Bundestrainer Jan Gustafsson spendete seinen beiden Topleuten ein dickes Lob: Keymer habe seine Weltklasse bewiesen und er habe „im Worldcup noch eine weitere Chance, einen der acht Startplätze für das WM-Kandidatenturnier“ zu ergattern, tröstete ihn der Großmeister. „Eine unglaubliche Sensation, eine absolut verrückte Leistung“, bescheinigte Gustafsson hingegen Blübaum.
Der gab sich derweil gewohnt bescheiden: „Vincent hätte es auch verdient gehabt“, befand er und ergänzte, „ich hatte vielleicht auch an der ein oder anderen Stelle mehr Glück.“
Der Weltmeister erlebte ein Debakel
An die Chancen beim WM-Kandidatenturnier 2026, dessen Zeitpunkt und Ort derzeit noch offen sind, wollte der Underdog keine Gedanken verschwenden, auch wenn er „im Moment sehr gut“ spiele.
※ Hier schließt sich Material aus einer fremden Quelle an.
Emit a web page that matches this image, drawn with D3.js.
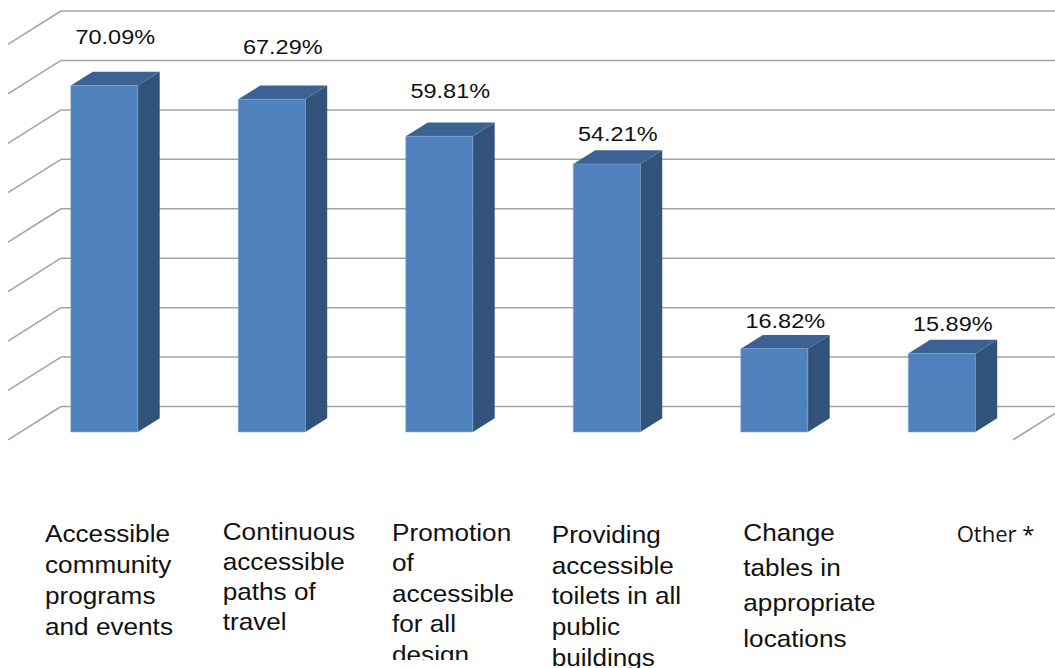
<!DOCTYPE html>
<html>
<head>
<meta charset="utf-8">
<script src="https://cdn.jsdelivr.net/npm/d3@7/dist/d3.min.js"></script>
<style>
  html, body { margin: 0; padding: 0; background: #ffffff; }
  svg { display: block; }
</style>
</head>
<body>
<svg id="chart" width="1055" height="668"></svg>
<script>
// ---- data ----
const categories = [
  "Accessible community programs and events",
  "Continuous accessible paths of travel",
  "Promotion of accessible for all design",
  "Providing accessible toilets in all public buildings",
  "Change tables in appropriate locations",
  "Other *"
];
const values = [70.09, 67.29, 59.81, 54.21, 16.82, 15.89];
const valueLabels = ["70.09%", "67.29%", "59.81%", "54.21%", "16.82%", "15.89%"];
const tickLabels = [
  ["Accessible", "community", "programs", "and events"],
  ["Continuous", "accessible", "paths of", "travel"],
  ["Promotion", "of", "accessible", "for all", "design"],
  ["Providing", "accessible", "toilets in all", "public", "buildings"],
  ["Change", "tables in", "appropriate", "locations"],
  ["Other *"]
];
const gridTicks = [0, 10, 20, 30, 40, 50, 60, 70, 80];

// ---- layout ----
const svg = d3.select("#chart");
const wall = { left: 61, right: 1066, top: 11, bottom: 406.5 };   // back wall of the 3-D box
const depth = { dx: -53, dy: 33.4 };                               // oblique depth vector (back -> front)
const barFront = 0.763, barBack = 0.35;                            // bar slab position along the depth

// hand-placed text boxes (offsets from the bar's front face)
const valueLift = [41, 45, 38, 23, 21, 22];
const tickDx = [-25.8, -15.6, -13.8, -21.6, 2.5, 48.4];
const tickFirst = [542, 540, 541, 543, 540.7, 541.7];
const tickLead = [31, 30, 30.5, 30.7, 35.3, 30];

const x = d3.scaleBand()
  .domain(d3.range(categories.length))
  .range([wall.left, wall.right])
  .paddingInner(0.6)
  .paddingOuter(0.3);
const y = d3.scaleLinear().domain([0, 80]).range([wall.bottom, wall.top]);

const proj = (px, py, s) => [px + s * depth.dx, py + s * depth.dy];
const line = d3.line();

// ---- gridlines: back wall + left side wall ----
const grid = svg.append("g")
  .attr("fill", "none")
  .attr("stroke", "#a3a3a3")
  .attr("stroke-width", 1.5);

grid.selectAll("line.h")
  .data(gridTicks)
  .join("line")
  .attr("class", "h")
  .attr("x1", wall.left).attr("x2", wall.right)
  .attr("y1", d => y(d)).attr("y2", d => y(d));

grid.selectAll("path.side")
  .data(gridTicks)
  .join("path")
  .attr("class", "side")
  .attr("d", d => line([[wall.left, y(d)], proj(wall.left, y(d), 1)]));

// right edge of the floor
grid.append("path")
  .attr("d", line([[wall.right, y(0)], proj(wall.right, y(0), 1)]));

// ---- 3-D bars ----
const bw = x.bandwidth();
const bars = svg.append("g").selectAll("g.bar")
  .data(values)
  .join("g")
  .attr("class", "bar");

bars.append("path") // right side
  .attr("fill", "#31527a")
  .attr("d", (v, i) => {
    const x1 = x(i) + bw, yt = y(v), yb = y(0);
    return line([proj(x1, yt, barFront), proj(x1, yt, barBack), proj(x1, yb, barBack), proj(x1, yb, barFront)]) + "Z";
  });

bars.append("path") // top
  .attr("fill", "#3b6292")
  .attr("d", (v, i) => {
    const x0 = x(i), x1 = x0 + bw, yt = y(v);
    return line([proj(x0, yt, barFront), proj(x0, yt, barBack), proj(x1, yt, barBack), proj(x1, yt, barFront)]) + "Z";
  });

bars.append("path") // front
  .attr("fill", "#4f81bd")
  .attr("stroke", "rgba(130,165,215,0.55)")
  .attr("stroke-width", 1)
  .attr("d", (v, i) => {
    const x0 = x(i), x1 = x0 + bw, yt = y(v), yb = y(0);
    return line([proj(x0, yt, barFront), proj(x1, yt, barFront), proj(x1, yb, barFront), proj(x0, yb, barFront)]) + "Z";
  });

// ---- value labels ----
svg.append("g").selectAll("text")
  .data(values)
  .join("text")
  .attr("transform", (v, i) => {
    const [cx] = proj(x(i) + bw / 2, y(v), (barFront + barBack) / 2);
    const [, fy] = proj(x(i), y(v), barFront);
    return `translate(${cx},${fy - valueLift[i]}) scale(1.12,1)`;
  })
  .attr("text-anchor", "middle")
  .attr("font-family", "'Liberation Sans', Arial, sans-serif")
  .attr("font-size", 21)
  .attr("fill", "#111")
  .text((v, i) => valueLabels[i]);

// ---- category labels ----
svg.append("defs").append("clipPath").attr("id", "tickClip")
  .append("rect").attr("x", 0).attr("y", 0).attr("width", 1055).attr("height", 660);

const ticks = svg.append("g").selectAll("text")
  .data(tickLabels)
  .join("text")
  .attr("transform", (lines, i) => {
    const [fx] = proj(x(i), y(0), barFront);
    const isOther = i === tickLabels.length - 1;
    return `translate(${fx + tickDx[i]},${tickFirst[i]}) scale(${isOther ? 1.05 : 1.09},1)`;
  })
  .attr("font-family", (lines, i) => i === tickLabels.length - 1 ? "'Open Sans', 'DejaVu Sans', sans-serif" : "'Liberation Sans', Arial, sans-serif")
  .attr("font-size", (lines, i) => i === tickLabels.length - 1 ? 21 : 24)
  .attr("fill", "#111");

ticks.each(function (lines, i) {
  d3.select(this).selectAll("tspan")
    .data(lines)
    .join("tspan")
    .attr("x", 0)
    .attr("dy", (d, k) => k === 0 ? 0 : tickLead[i])
    .text(d => d);
});

// the third label's last line runs past its text box and is cut off
ticks.filter((d, i) => i === 2).attr("clip-path", null);
const thirdBox = svg.append("g").attr("clip-path", "url(#tickClip)");
ticks.filter((d, i) => i === 2).each(function () { thirdBox.node().appendChild(this); });
</script>
</body>
</html>
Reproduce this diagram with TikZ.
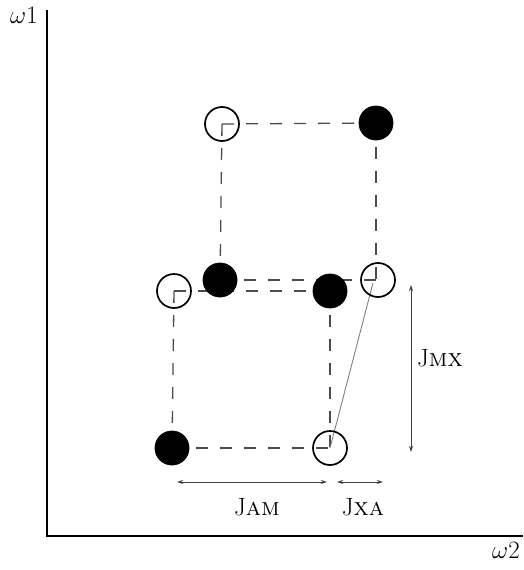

Als Profi peilt Blübaum erst noch den Sprung in den erlauchten Kreis der Spieler mit 2.700 Elo an. Mit zwei Siegen am Spitzenbrett für die SF Deizisau könnte Blübaum die Schallmauer schon am nächste Wochenende in der Bundesliga knacken.
In der Schachszene wird Matthias Blübaum nun nach Vincent Keyner als neuer „deutscher Inder-Schreck“ gehandelt. Aber Blübaum selbst bekennt, er mache sich noch „keine Gedanken“ über das Kandidatenturnier oder gar einen Zweikampf um die WM.
Chancenlos wäre Blübaum jedoch offensichtlich nicht. Für den amtierenden Weltmeister Dommaraju Gukesh war das Turnier in Samarkand nämlich ein Desaster. Hinter seinen Landsleuten Praggnanandhaa und Erigaisi an Position drei gesetzt, belegte Gukesh mit sechs Punkten nur Rang 41. Zwischenzeitlich verlor der mit 19 Jahren jüngste Weltmeister der Schach-Geschichte drei Partien in Folge. Trotz seiner zwei Abschlusserfolge rutschte er so hinter Giri und Keymer auf Platz elf der Weltrangliste ab.